*TASK PROMPT:* Determine the number of lines containing the word "with", and state that figure alone.
================
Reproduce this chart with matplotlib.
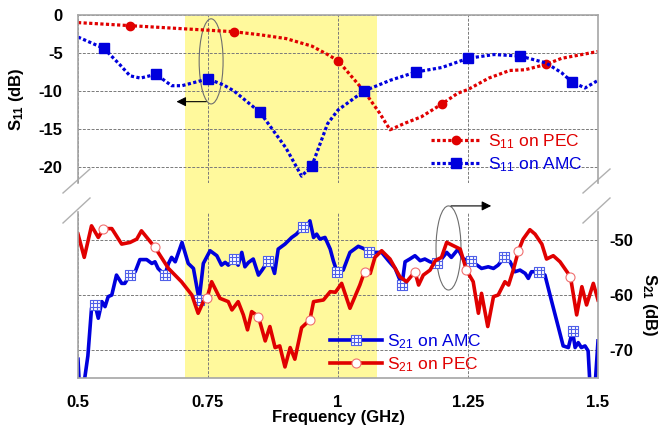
import numpy as np
import matplotlib.pyplot as plt
from matplotlib.patches import Ellipse
from matplotlib.path import Path

plt.rcParams['font.family'] = ['Liberation Sans', 'DejaVu Sans']
plt.rcParams['mathtext.fontset'] = 'custom'
plt.rcParams['mathtext.rm'] = 'Liberation Sans'
plt.rcParams['mathtext.default'] = 'regular'

# ---- data ----
f11_pec = [0.5, 0.6, 0.7, 0.8, 0.85, 0.9, 0.95, 0.98, 1.0, 1.05, 1.08, 1.1, 1.13, 1.16,
           1.2, 1.23, 1.25, 1.29, 1.33, 1.36, 1.4, 1.43, 1.5]
s11_pec = [-1.0, -1.4, -1.8, -2.2, -2.6, -3.1, -4.1, -5.2, -6.0, -10.0, -12.9, -15.1, -14.2, -13.4,
           -11.7, -10.3, -9.8, -8.3, -7.3, -7.2, -6.5, -5.7, -4.8]
mk11_pec = [0.6, 0.8, 1.0, 1.2, 1.4]

f11_amc = [0.5, 0.55, 0.58, 0.6, 0.62, 0.65, 0.68, 0.7, 0.75, 0.78, 0.8, 0.85, 0.9, 0.93, 0.95,
           0.98, 1.0, 1.05, 1.1, 1.15, 1.2, 1.25, 1.3, 1.35, 1.4, 1.43, 1.45, 1.475, 1.5]
s11_amc = [-2.9, -4.4, -6.5, -8.0, -8.3, -7.8, -9.3, -9.3, -8.4, -9.2, -10.0, -12.8, -17.5, -21.2, -19.8,
           -14.3, -12.5, -10.0, -8.6, -7.5, -6.9, -5.7, -5.2, -5.4, -6.3, -7.6, -8.8, -9.6, -8.6]
mk11_amc = [0.55, 0.65, 0.75, 0.85, 0.95, 1.05, 1.15, 1.25, 1.35, 1.45]

f21_amc = [0.5, 0.503, 0.51, 0.519, 0.526, 0.533, 0.539, 0.546, 0.552, 0.558, 0.565, 0.574, 0.584,
           0.59, 0.6, 0.61, 0.619, 0.632, 0.642, 0.648, 0.654, 0.667, 0.674, 0.68, 0.687, 0.7,
           0.712, 0.722, 0.733, 0.741, 0.754, 0.767, 0.776, 0.783, 0.789, 0.8, 0.808, 0.815,
           0.821, 0.828, 0.837, 0.847, 0.854, 0.866, 0.872, 0.878, 0.885, 0.898, 0.911, 0.92,
           0.932, 0.94, 0.946, 0.953, 0.959, 0.965, 0.975, 0.985, 0.991, 0.998, 1.01, 1.023,
           1.039, 1.049, 1.06, 1.071, 1.084, 1.097, 1.11, 1.123, 1.129, 1.138, 1.148, 1.158,
           1.167, 1.177, 1.19, 1.199, 1.209, 1.218, 1.231, 1.241, 1.255, 1.263, 1.276, 1.289,
           1.299, 1.308, 1.32, 1.331, 1.34, 1.35, 1.36, 1.366, 1.372, 1.387, 1.398, 1.411,
           1.424, 1.433, 1.443, 1.451, 1.456, 1.462, 1.468, 1.475, 1.481, 1.485, 1.494, 1.5]
s21_amc = [-71.6, -77, -77, -71.0, -62.4, -61.8, -64.2, -61.2, -62.1, -60.3, -60.0, -56.4, -57.9,
           -57.9, -56.4, -55.8, -53.6, -53.6, -54.3, -54.0, -55.2, -56.4, -54.3, -53.2, -54.0, -50.5,
           -54.3, -55.2, -60.9, -54.3, -52.0, -52.9, -54.6, -54.1, -54.6, -53.5, -54.6, -52.3,
           -54.9, -54.1, -53.5, -56.4, -55.5, -53.8, -54.3, -56.1, -51.7, -50.8, -49.6, -49.0,
           -47.8, -47.8, -46.6, -49.6, -49.0, -49.9, -49.6, -51.7, -53.8, -55.8, -55.5, -52.3,
           -51.2, -51.6, -52.2, -52.3, -52.3, -53.8, -55.2, -58.2, -54.0, -53.5, -52.9, -53.8,
           -53.5, -54.0, -54.3, -53.5, -52.3, -53.2, -51.7, -53.5, -53.8, -54.3, -55.2, -54.9,
           -55.2, -54.6, -53.2, -54.0, -55.8, -55.5, -56.1, -57.0, -55.8, -55.8, -56.4, -61.2,
           -65.9, -69.2, -69.5, -66.5, -69.5, -68.6, -69.5, -69.2, -70.1, -77, -77, -68.3]
mk21_amc = [0.533, 0.6, 0.667, 0.733, 0.8, 0.866, 0.932, 0.998, 1.06, 1.123, 1.19, 1.255,
            1.32, 1.387, 1.451]

f21_pec = [0.5, 0.512, 0.526, 0.539, 0.549, 0.565, 0.584, 0.6, 0.613, 0.622, 0.648, 0.674, 0.699,
           0.719, 0.731, 0.741, 0.748, 0.757, 0.773, 0.789, 0.796, 0.808, 0.818, 0.826, 0.834,
           0.847, 0.86, 0.869, 0.879, 0.888, 0.898, 0.908, 0.917, 0.93, 0.946, 0.953, 0.972,
           0.985, 0.995, 1.007, 1.023, 1.042, 1.051, 1.062, 1.071, 1.084, 1.1, 1.119, 1.132,
           1.148, 1.155, 1.164, 1.177, 1.187, 1.199, 1.209, 1.222, 1.235, 1.247, 1.26, 1.27,
           1.276, 1.288, 1.299, 1.308, 1.321, 1.328, 1.337, 1.347, 1.356, 1.369, 1.379, 1.392,
           1.401, 1.414, 1.427, 1.447, 1.459, 1.469, 1.478, 1.491, 1.5]
s21_pec = [-49.0, -53.2, -47.5, -49.6, -48.0, -48.0, -50.8, -50.5, -49.9, -48.4, -51.4, -55.2, -57.6,
           -60.0, -63.3, -61.2, -60.6, -57.6, -60.6, -61.2, -62.7, -61.2, -63.6, -66.3, -63.0,
           -63.9, -68.3, -65.7, -69.5, -69.2, -73.0, -69.5, -71.6, -65.9, -64.5, -61.2, -60.9,
           -59.4, -59.5, -57.9, -62.4, -58.2, -55.8, -56.1, -53.2, -52.0, -53.5, -56.7, -57.6,
           -55.8, -58.2, -56.4, -55.5, -53.8, -53.2, -50.5, -51.1, -51.7, -55.5, -57.6, -63.3,
           -59.7, -65.7, -60.3, -60.0, -57.6, -58.2, -55.5, -52.0, -49.9, -48.2, -49.0, -50.8,
           -53.5, -52.9, -54.0, -56.7, -63.6, -58.5, -61.8, -57.9, -60.9]
mk21_pec = [0.549, 0.648, 0.748, 0.847, 0.946, 1.051, 1.148, 1.247, 1.347, 1.447]

band = (0.706, 1.075)
xticks = [0.5, 0.75, 1.0, 1.25, 1.5]
xlabels = ['0.5', '0.75', '1', '1.25', '1.5']

BLUE = '#0000dd'
RED = '#e00000'
GRID = '#7a7a7a'
FRAME = '#a6a6a6'


def marks(freq, where):
    freq = np.asarray(freq)
    return [int(np.argmin(np.abs(freq - m))) for m in where]


# square with a 3x3 grid inside, like the S21 on AMC marker
gv = [(-1, -1), (1, -1), (1, 1), (-1, 1), (-1, -1)]
gc = [Path.MOVETO, Path.LINETO, Path.LINETO, Path.LINETO, Path.CLOSEPOLY]
for t in (-1 / 3, 1 / 3):
    gv += [(t, -1), (t, 1), (-1, t), (1, t)]
    gc += [Path.MOVETO, Path.LINETO, Path.MOVETO, Path.LINETO]
grid_sq = Path(gv, gc)

W, H = 661, 428
fig = plt.figure(figsize=(W / 100, H / 100), dpi=100)


def box(x0, y0, x1, y1):
    return [x0 / W, 1 - y1 / H, (x1 - x0) / W, (y1 - y0) / H]


bg = fig.add_axes(box(78, 15, 598, 378), zorder=0)
bg.set_xlim(0.5, 1.5)
bg.axvspan(*band, color='#fff99c', lw=0)
bg.axis('off')

ax1 = fig.add_axes(box(78, 15, 598, 183), zorder=1)
ax2 = fig.add_axes(box(78, 212, 598, 378), zorder=1)

for ax in (ax1, ax2):
    ax.set_facecolor('none')
    ax.set_xlim(0.5, 1.5)
    ax.set_xticks(xticks)
    ax.grid(True, color=GRID, lw=0.7, ls=(0, (3, 1.5)))
    ax.tick_params(length=0, labelsize=12)
    for s in ax.spines.values():
        s.set_color(FRAME)
        s.set_linewidth(1.2)

# ---- top: S11 ----
dot = (0, (1, 0.75))
ax1.plot(f11_pec, s11_pec, color=RED, lw=2.3, ls=dot, marker='o', ms=6,
         markevery=marks(f11_pec, mk11_pec), label='S$_{11}$ on PEC')
ax1.plot(f11_amc, s11_amc, color=BLUE, lw=2.3, ls=dot, marker='s', ms=6.5,
         markevery=marks(f11_amc, mk11_amc), label='S$_{11}$ on AMC')
ax1.set_ylim(-22.1, 0)
ax1.set_yticks([0, -5, -10, -15, -20])
ax1.set_yticklabels(['0', '-5', '-10', '-15', '-20'], fontweight='bold')
ax1.tick_params(axis='y', pad=11)
ax1.tick_params(axis='x', labelbottom=False)
ax1.spines['bottom'].set_visible(False)
ax1.set_ylabel('S$_{11}$ (dB)', fontsize=12, fontweight='bold')
ax1.yaxis.set_label_coords(-0.100, 0.5)
ax1.legend(loc='upper left', bbox_to_anchor=(431 / W, 1 - 132 / H), bbox_transform=fig.transFigure,
           frameon=False, fontsize=12.5, labelcolor='linecolor', handlelength=2.9,
           handletextpad=0.4, labelspacing=0.25, borderpad=0, borderaxespad=0)

ax1.add_patch(Ellipse((0.756, -6.1), 0.046, 11.2, fill=False, ec='#6e6e6e', lw=0.8))
ax1.annotate('', xy=(0.684, -11.4), xytext=(0.752, -11.4),
             arrowprops=dict(arrowstyle='-|>', color='black', lw=0.8, mutation_scale=14))

# ---- bottom: S21 ----
ax2.plot(f21_amc, s21_amc, color=BLUE, lw=2.6, marker=grid_sq, ms=7.5, mfc='white', mec='#5060e8',
         mew=0.8, markevery=marks(f21_amc, mk21_amc), label='S$_{21}$ on AMC')
ax2.plot(f21_pec, s21_pec, color=RED, lw=2.6, marker='o', ms=6.5, mfc='white', mec='#f07070',
         mew=0.8, markevery=marks(f21_pec, mk21_pec), label='S$_{21}$ on PEC')
ax2.set_ylim(-75, -45)
ax2.set_yticks([-50, -60, -70])
ax2.yaxis.tick_right()
ax2.set_yticklabels(['-50', '-60', '-70'], fontweight='bold')
ax2.tick_params(axis='y', pad=8)
ax2.tick_params(axis='x', pad=12)
ax2.set_xticklabels(xlabels, fontweight='bold')
ax2.spines['top'].set_visible(False)
ax2.set_xlabel('Frequency (GHz)', fontsize=12, fontweight='bold')
ax2.xaxis.set_label_coords(0.5, -0.195)
ax2.yaxis.set_label_position('right')
ax2.set_ylabel('S$_{21}$ (dB)', fontsize=12, fontweight='bold', rotation=270, va='center')
ax2.yaxis.set_label_coords(1.100, 0.44)
ax2.legend(loc='upper left', bbox_to_anchor=(330 / W, 1 - 332 / H), bbox_transform=fig.transFigure,
           frameon=False, fontsize=12.5, labelcolor='linecolor', handlelength=3.0,
           handletextpad=0.3, labelspacing=0.25, borderpad=0, borderaxespad=0)

ax2.add_patch(Ellipse((1.2125, -51.5), 0.048, 15.2, fill=False, ec='#6e6e6e', lw=0.8, clip_on=False))
ax2.annotate('', xy=(1.3, -43.9), xytext=(1.212, -43.9), annotation_clip=False,
             arrowprops=dict(arrowstyle='-|>', color='black', lw=0.8, mutation_scale=14))

# break marks on the split axes
kw = dict(color='#b0b0b0', lw=1.0, clip_on=False)
for x0 in (0.0, 1.0):
    ax1.plot([x0 - 15 / 520, x0 + 12 / 520], [-10 / 168, 14 / 168], transform=ax1.transAxes, **kw)
    ax2.plot([x0 - 15 / 520, x0 + 12 / 520], [1 - 11 / 166, 1 + 14 / 166], transform=ax2.transAxes, **kw)

fig.savefig('out.png', dpi=100)
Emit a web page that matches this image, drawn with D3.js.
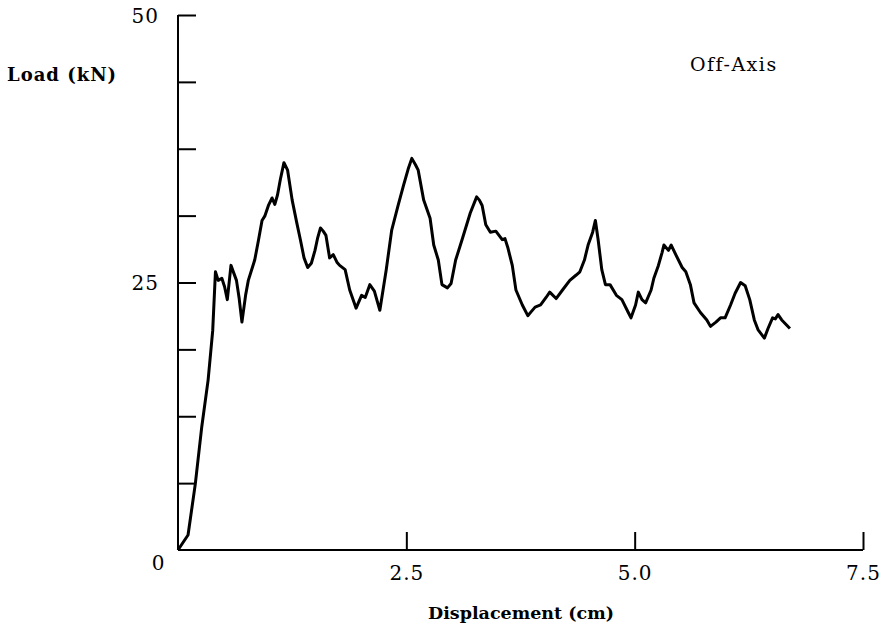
================
*COMPLETE RESPONSE:* 3